If you were born before the 1990s you may remember a huge book with yellow pages and a list of thousands of businesses categorized by industry or service provided, kind of like “Google made out of trees” —paraphrasing Brian Griffin from Family Guy—.
You may probably have one of these directories holding the lose leg of your sofa or maybe your parents put it on your chair so you could reach the table when you were a kid.
Yellow pages created its own market: all businesses having a telephone land line were included in the list, even for free sometimes. A basic or free inclusion would typically look like this:
As you can see, the basic inclusion is not appealing at all; What if you wanted an ad, a different font style, colors or even images so your potential customers will be lured to use your services?
That was the catch of Yellow Pages, every single customization —starting with the size of your ad— had a price; space was sold at gold prices while color, images and anything else was sold like diamonds. A single ad could cost you several hundred or even thousands of dollars. And you had no say, YOU had to adapt to whatever Yellow Pages offered you.

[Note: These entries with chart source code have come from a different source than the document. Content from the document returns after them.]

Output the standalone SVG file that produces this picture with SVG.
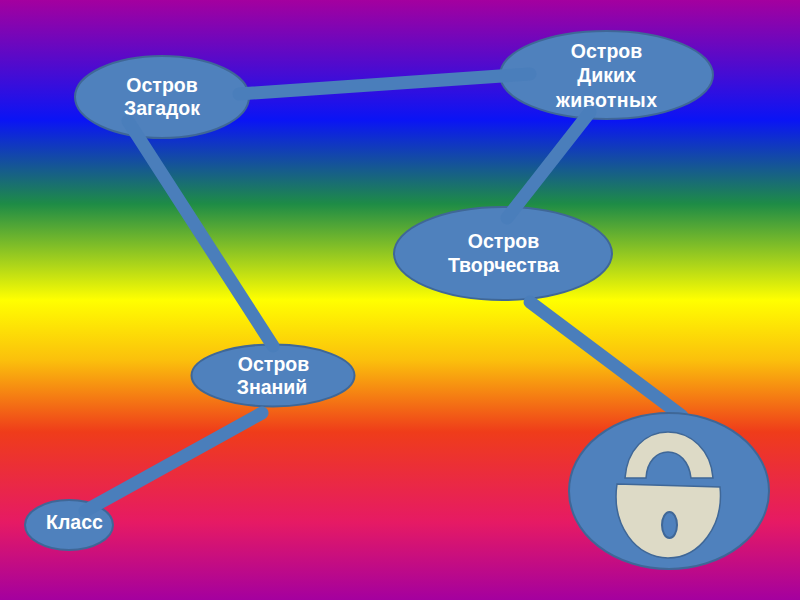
<svg xmlns="http://www.w3.org/2000/svg" width="800" height="600" viewBox="0 0 800 600">
<style>
.n{fill:#4f81bd;stroke:#3f6797;stroke-width:2}
.c{fill:none;stroke:#4a7ebb;stroke-width:13;stroke-linecap:round}
.t{font-family:"Liberation Sans",Arial,sans-serif;font-size:19.5px;font-weight:bold;fill:#fff;text-anchor:middle}
.l{fill:#dddac6;stroke:#3f6797;stroke-width:1.5}
</style>
<defs>
<linearGradient id="bg" x1="0" y1="0" x2="0" y2="1">
<stop offset="0" stop-color="#a4009f"/>
<stop offset="0.2" stop-color="#0a14f5"/>
<stop offset="0.34" stop-color="#1e8c46"/>
<stop offset="0.5" stop-color="#ffff00"/>
<stop offset="0.6" stop-color="#fbc00c"/>
<stop offset="0.72" stop-color="#ef3c1a"/>
<stop offset="0.87" stop-color="#e61a64"/>
<stop offset="1" stop-color="#a4009f"/>
</linearGradient>
</defs>
<rect width="800" height="600" fill="url(#bg)"/>
<g id="nodes">
<g id="zagadok"><ellipse class="n" cx="162" cy="97" rx="87" ry="41"/><text class="t" x="162" y="92">Остров</text><text class="t" x="162" y="115">Загадок</text></g>
<g id="dikih"><ellipse class="n" cx="606.500" cy="75" rx="106.500" ry="44"/><text class="t" x="606.500" y="58">Остров</text><text class="t" x="606.500" y="82">Диких</text><text class="t" x="606.500" y="107" textLength="101">животных</text></g>
<g id="tvorchestva"><ellipse class="n" cx="503" cy="253.500" rx="109" ry="46.500"/><text class="t" x="503.500" y="248">Остров</text><text class="t" x="503.500" y="272">Творчества</text></g>
<g id="znaniy"><ellipse class="n" cx="273" cy="375.500" rx="81.500" ry="31"/><text class="t" x="273.500" y="371">Остров</text><text class="t" x="272" y="394">Знаний</text></g>
<g id="klass"><ellipse class="n" cx="69" cy="525" rx="44" ry="25"/><text class="t" x="74.500" y="529">Класс</text></g>
</g>
<g id="connectors">
<path class="c" d="M239 94L530 74"/>
<path class="c" d="M590 112L507 218"/>
<path class="c" d="M128 121L273 346"/>
<path class="c" d="M262 413L85 511"/>
<path class="c" d="M530 302L682 416"/>
</g>
<g id="lock">
<ellipse class="n" cx="669" cy="491" rx="100" ry="78"/>
<path class="l" d="M625 478C627 450 645 432 668 432C691 432 711 450 713 478L691 478C689 461 679 452 668 452C657 452 647 461 646 478Z"/>
<path class="l" d="M617 484L720 487C724 525 700 558 668 558C636 558 611 525 617 484Z"/>
<ellipse class="n" cx="669.500" cy="525" rx="7.500" ry="13"/>
</g>
</svg>
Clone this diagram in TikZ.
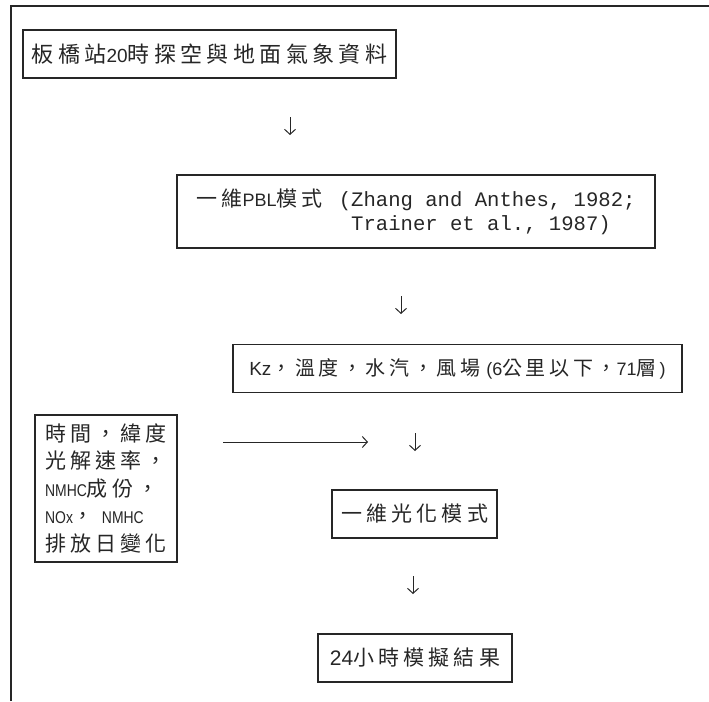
\documentclass[tikz,border=0pt]{standalone}
\usepackage{fontspec}
\usetikzlibrary{arrows.meta}
\newfontfamily\cj[LetterSpace=20]{Noto Sans CJK TC}
\newfontfamily\cjs[LetterSpace=18]{Noto Sans CJK TC}
\newfontfamily\lat{Liberation Sans}
\newfontfamily\latn[FakeStretch=0.82]{Liberation Sans}
\newfontfamily\mono{Liberation Mono}
\newcommand\latx[2]{{\lat\fontsize{#1}{24}\selectfont #2}}
\newcommand\latnx[2]{{\latn\fontsize{#1}{24}\selectfont #2}}
\newcommand\monox[1]{{\mono\fontsize{20.6}{24}\selectfont #1}}
\begin{document}
\begin{tikzpicture}[x=1pt,y=-1pt,
  box/.style={draw=black!85,line width=1.2pt,inner sep=0pt,align=left,text=black!85},
  arr/.style={draw=black!85,line width=1pt,-{Straight Barb[length=5pt,width=11pt]}}]
\useasboundingbox (0,0) rectangle (709,701);
% outer frame (top and left edges)
\coordinate (ftl) at (11,6);
\coordinate (ftr) at (709,6);
\coordinate (fbl) at (11,701);
\draw[black!85,line width=1.5pt] (fbl) -- (ftl) -- (ftr);
% boxes
\node[box,minimum width=373pt,minimum height=48pt,font=\fontsize{22}{26}\selectfont\cj] (b1) at (209.5,54)
  {板橋站\latx{19}{20}時探空與地面氣象資料};
\node[box,minimum width=478pt,minimum height=73pt,font=\fontsize{21}{24}\selectfont] (b2) at (416,211.5)
  {{\cj 一維}\latx{18}{PBL}{\cj 模式}\hspace{16pt}\monox{(Zhang and Anthes, 1982;}\\
   \phantom{{\cj 一維}\latx{18}{PBL}{\cj 模式}\hspace{16pt}\monox{(}}\monox{Trainer et al., 1987)}};
\node[box,minimum width=449pt,minimum height=48pt,font=\fontsize{20}{24}\selectfont\cjs] (b3) at (457.5,368.5)
  {\latx{19}{Kz}，溫度，水汽，風場\hspace{6pt}\latx{18}{(6}公里以下，\latx{18}{71}層\hspace{3pt}\latx{18}{)}};
\node[box,minimum width=142pt,minimum height=147pt,font=\fontsize{21}{27.5}\selectfont\cj] (b6) at (106,488.5)
  {時間，緯度\\光解速率，\\\latnx{17}{NMHC}成份，\\\latnx{17}{NOx}，\hspace{8pt}\latnx{17}{NMHC}\\排放日變化};
\node[box,minimum width=165pt,minimum height=48pt,font=\fontsize{21}{25}\selectfont\cj] (b4) at (414.5,514)
  {一維光化模式};
\node[box,minimum width=194pt,minimum height=48pt,font=\fontsize{21}{25}\selectfont\cj] (b5) at (415,658)
  {\latx{21}{24}小時模擬結果};
% arrows
\coordinate (a1s) at (290,117); \coordinate (a1e) at (290,135);
\coordinate (a2s) at (401,296); \coordinate (a2e) at (401,314);
\coordinate (a3s) at (415,433); \coordinate (a3e) at (415,451);
\coordinate (a4s) at (413,576); \coordinate (a4e) at (413,594);
\coordinate (hs) at (223,442); \coordinate (he) at (368,442);
\draw[arr] (a1s) -- (a1e);
\draw[arr] (a2s) -- (a2e);
\draw[arr] (a3s) -- (a3e);
\draw[arr] (a4s) -- (a4e);
\draw[arr] (hs) -- (he);
\end{tikzpicture}
\end{document}
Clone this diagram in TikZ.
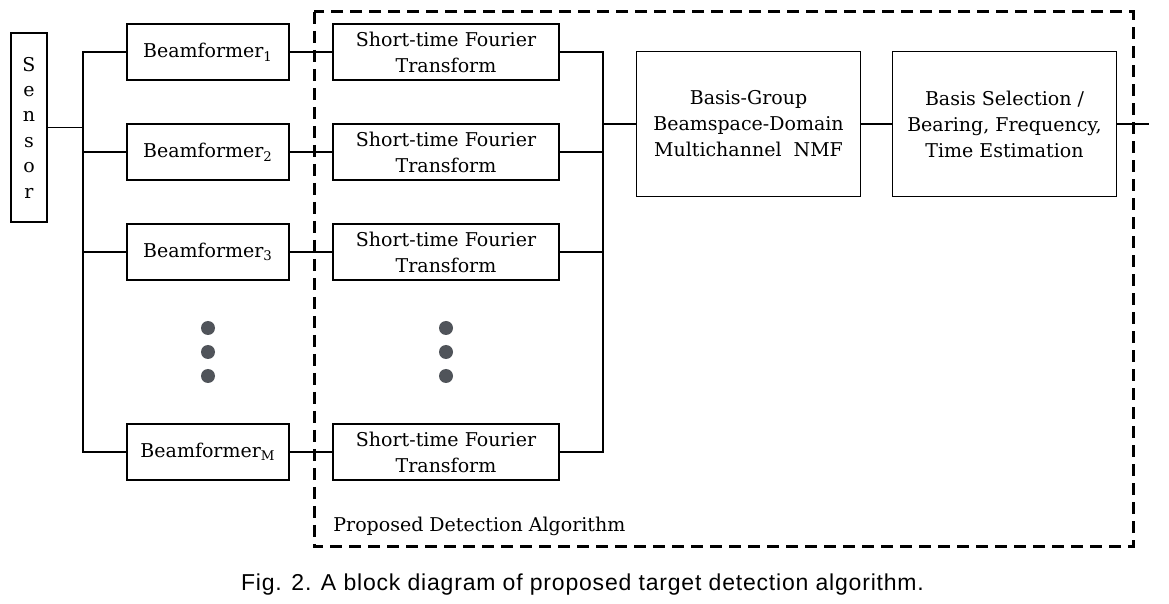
\documentclass[tikz,border=0pt]{standalone}
\usepackage{fontspec}
\setmainfont{DejaVu Serif}
\newfontfamily\capfont[LetterSpace=3.5]{Liberation Sans}
\usepackage{tikz}
\definecolor{dotgray}{RGB}{80,84,90}

\tikzset{
  blk/.style={draw,line width=0.6pt,inner sep=0pt,align=center,
    font=\fontsize{9.5}{13}\selectfont},
  bfbox/.style={blk,minimum width=81pt,minimum height=28pt},
  stbox/.style={blk,minimum width=113pt,minimum height=28pt},
  bigbox/.style={blk,minimum width=112pt,minimum height=72.5pt},
  vdot/.style={circle,fill=dotgray,inner sep=0pt,minimum size=7pt}
}

\begin{document}
\begin{tikzpicture}[x=0.5pt,y=-0.5pt]
\useasboundingbox (0,0) rectangle (1169,604);

	\begin{scope}
    \node[blk,minimum width=18pt,minimum height=94.5pt,
      font=\fontsize{9.5}{12.7}\selectfont] (sen) at (29,127.5) {S\\e\\n\\s\\o\\r};
    \node[bfbox] (bf1) at (208,52) {Beamformer\textsubscript{1}};
    \node[bfbox] (bf2) at (208,152) {Beamformer\textsubscript{2}};
    \node[bfbox] (bf3) at (208,252) {Beamformer\textsubscript{3}};
    \node[bfbox] (bfm) at (208,452) {Beamformer\textsubscript{M}};
    \node[stbox] (st1) at (446,52) {Short-time Fourier\\Transform};
    \node[stbox] (st2) at (446,152) {Short-time Fourier\\Transform};
    \node[stbox] (st3) at (446,252) {Short-time Fourier\\Transform};
    \node[stbox] (stm) at (446,452) {Short-time Fourier\\Transform};
    \node[bigbox] (nmf) at (748.5,124) {Basis-Group\\Beamspace-Domain\\Multichannel~~NMF};
    \node[bigbox] (sel) at (1004.5,124) {Basis Selection /\\Bearing, Frequency,\\Time Estimation};
	\end{scope}

	% vertical dots
	\foreach \y [count=\i] in {328,352,376} {
    \node[vdot] (dl\i) at (208,\y) {};
    \node[vdot] (dr\i) at (446,\y) {};
	}

	% proposed part
	\draw[line width=1.5pt,dash pattern=on 6pt off 3.5pt] (314,12) rectangle (1133,547);
	\node[anchor=west,font=\fontsize{9.5}{13}\selectfont,inner sep=0pt] (pda) at (333,526) {Proposed Detection Algorithm};

	\begin{scope}[line width=0.6pt]
    \coordinate (lj) at (83,127.5);
    \coordinate (rj) at (603,124);
    \coordinate (out) at (1149,124);
    \draw (sen.east) -- (lj);
    \draw (bf1.west) -| (lj);
    \draw (bfm.west) -| (lj);
    \draw (bf2.west) -- (bf2.west -| lj);
    \draw (bf3.west) -- (bf3.west -| lj);
    \foreach \r in {1,2,3,m} {
      \draw (bf\r.east) -- (st\r.west);
    }
    \draw (st1.east) -| (rj);
    \draw (stm.east) -| (rj);
    \draw (st2.east) -- (st2.east -| rj);
    \draw (st3.east) -- (st3.east -| rj);
    \draw (rj) -- (nmf.west);
    \draw (nmf.east) -- (sel.west);
    \draw (sel.east) -- (out);
	\end{scope}

	\node[font=\capfont\fontsize{11.5}{13}\selectfont] (cap) at (582.5,585)
    {Fig. 2. A block diagram of proposed target detection algorithm.};
\end{tikzpicture}
\end{document}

Needless to say, all of this was possible because the internet was not yet widely adopted and clients had no other way to find you.
The use of the internet keeps on making the printed version of Yellow Pages obsolete; an article in 2007 predicted that Yellow pages will be toast in four years.
Now in 2011 it seems the forecast is becoming true: Yellow Pages Canada announced a reduction in its dividends (meaning earnings payable to the shareholders) in order to face a $14.3 million loss during this year’s first quarter. Moreover, the company announced a reduction in revenues for almost $17.5 million dollars.
And if that does not seem like something to worry about, maybe its $2.4 billion dollars debt may help you to get the big picture. They are slowly dying.
You, as a business owner, should reconsider to keep on paying to be listed in a publication in frank decline; not because a phone book reaches 99% of the households in Canada, it means people use it; in fact, every year I see piles of phone books going to the garbage because people simply will not even consider to have them at home.
Maybe if your target customers are over 50, 60 or 70 years old who only own land lines, Yellow Pages will be THE option for you.
Otherwise, the best way to get noticed, attract customers and build your brand name is definitively via your own website.
They say that everything going towards marketing and publicity is not a cost but an investment. Nowadays, the truth is that Yellow Pages represents a cost and your own website a real investment that you can manage and adapt to your current needs.
When you put your money into Yellow pages: does it go to help your business or to extend the agony of a concept that has no future in a digital world?